One interesting finding, although it is limited in scope by the small amount of data, regards the behavior of second-term presidents who are facing big scandal investigations or impeachment threats. The presidents who looked most idiosyncratic were Nixon, Clinton and Reagan early in their second terms, when each of them tended to behave like a president who was running for re-election. You don’t usually think of Nixon, for example, as someone who was really likely to pander to public opinion, but the data suggest the Watergate hearings made him more likely to do so.
You cite Clinton’s public appeal in pursuing military action in Bosnia as an example of when presidents can successfully sway public opinion. When have presidents typically been most effective in influencing the American public?

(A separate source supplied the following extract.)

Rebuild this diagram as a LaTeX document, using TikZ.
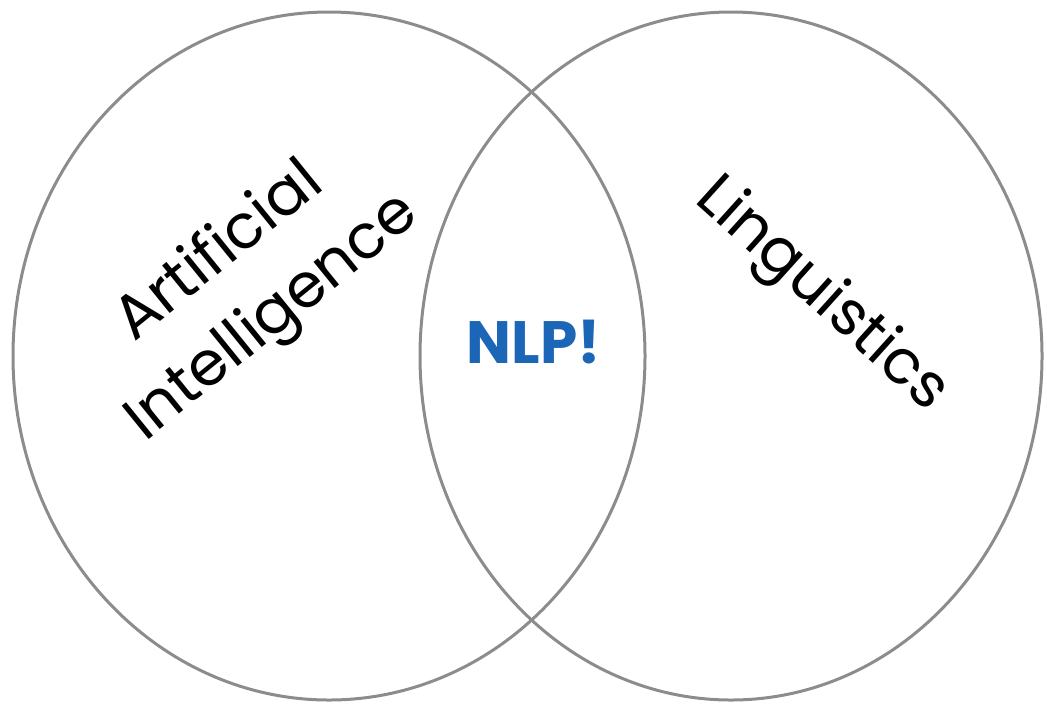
\documentclass[tikz,border=0pt]{standalone}
\usepackage{fontspec}
\setsansfont{Poppins}[Ligatures=NoCommon]
\usepackage{tikz}
\usetikzlibrary{shapes.geometric,positioning}
\definecolor{ringgray}{HTML}{8C8C8C}
\definecolor{nlpblue}{HTML}{1B66B6}

\begin{document}
\begin{tikzpicture}[node distance=8.04cm,on grid,
  ring/.style={ellipse,draw=ringgray,line width=0.06cm,inner sep=0pt,minimum height=13.76cm},
  lbl/.style={font=\sffamily\fontsize{35}{48}\selectfont,align=center,inner sep=0pt}]
\useasboundingbox (0,0) rectangle (20.94,-14.08);
\node[ring,minimum width=12.64cm](ai_r) at (6.58,-7.12) {};
\node[ring,minimum width=12.44cm](li_r)[right=of ai_r]{};
\node[lbl,rotate=39](ai_t) at (4.94,-5.72) {Artificial\\Intelligence};
\node[lbl,rotate=-42](li_t) at (16.42,-5.92) {Linguistics};
\node[font=\sffamily\bfseries\fontsize{34}{38}\selectfont,text=nlpblue,inner sep=0pt](nlp) at (10.68,-6.84) {NLP!};
\end{tikzpicture}
\end{document}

One of the arguments I try to bring home is that presidents are rarely able to change mass opinion in a big way. Presidents always want to think that they can do this. You see this with the current president as well — he went out there with Social Security reform and thought he could shape public opinion. But the evidence, over time, is that voters are not that likely to change their opinions on policies simply because the president is promoting them, even when presidents are very popular. That’s a lesson that presidents find hard to learn.
But there is one big exception, and that’s in foreign policy. That’s where the Clinton-Bosnia example comes in. In foreign policy, presidents are often the primary or only information source available to people. In the long term, other information can seep out about whether a particular involvement is something that voters would want. But in the short term, if the president is telling you that we really need to send troops into Bosnia because it could spill over into Europe, people are unlikely to have hard-and-set views that oppose him. In that sense, it’s not like school prayer or Social Security accounts or health care. Voters are going to say, “I don’t know that much about what’s going on in Bosnia, and this is the president.” There aren’t going to be as many interest groups engaged as there are in domestic issues, and they’re not going to be providing counter-messages. So presidents can do more of what they want, in part because they’re going to be able to lead public opinion more in this area.
You noted that President Bush, like his predecessors, tends to believe he can sway popular opinion. Most recently, he supported the deal for a Dubai company to take control of several U.S. ports, even though polls showed it was very unpopular. What effect do you think public opinion — and his diminished popularity — might have on Bush’s policy-making decisions through the rest of his second term?
As I mentioned earlier, the book argues that highly unpopular presidents are unlikely to pander to public opinion. Thus I would have predicted Bush’s behavior on the Dubai port deal. In fact, I’ve received some nice e-mail from faculty who assigned the book this term, stating that it was great to have a book that squared so well with what we observe the president doing in Washington today.
Furthermore, for Bush in his second term — and second-term presidents more generally — the incentives to pander are not great for any level of popularity unless the president becomes focused on helping a particular member of his administration win the subsequent presidential election.
I also would say that Bush has behaved in other ways that are consistent with how presidency scholars believe second-term presidents behave, in that he seems to have a concern for how he will be evaluated historically. For instance, in his most recent State of the Union address, we saw him making these big statements about decreasing dependence on oil and the fact that we really do need to shift the way we think about energy. Of course, these statements do have specific proposals behind them from the administration. But I think such statements are about more to Bush than just a specific proposal — this is about Bush and his place in the history books in terms of the ways in which he’s trying to direct the country.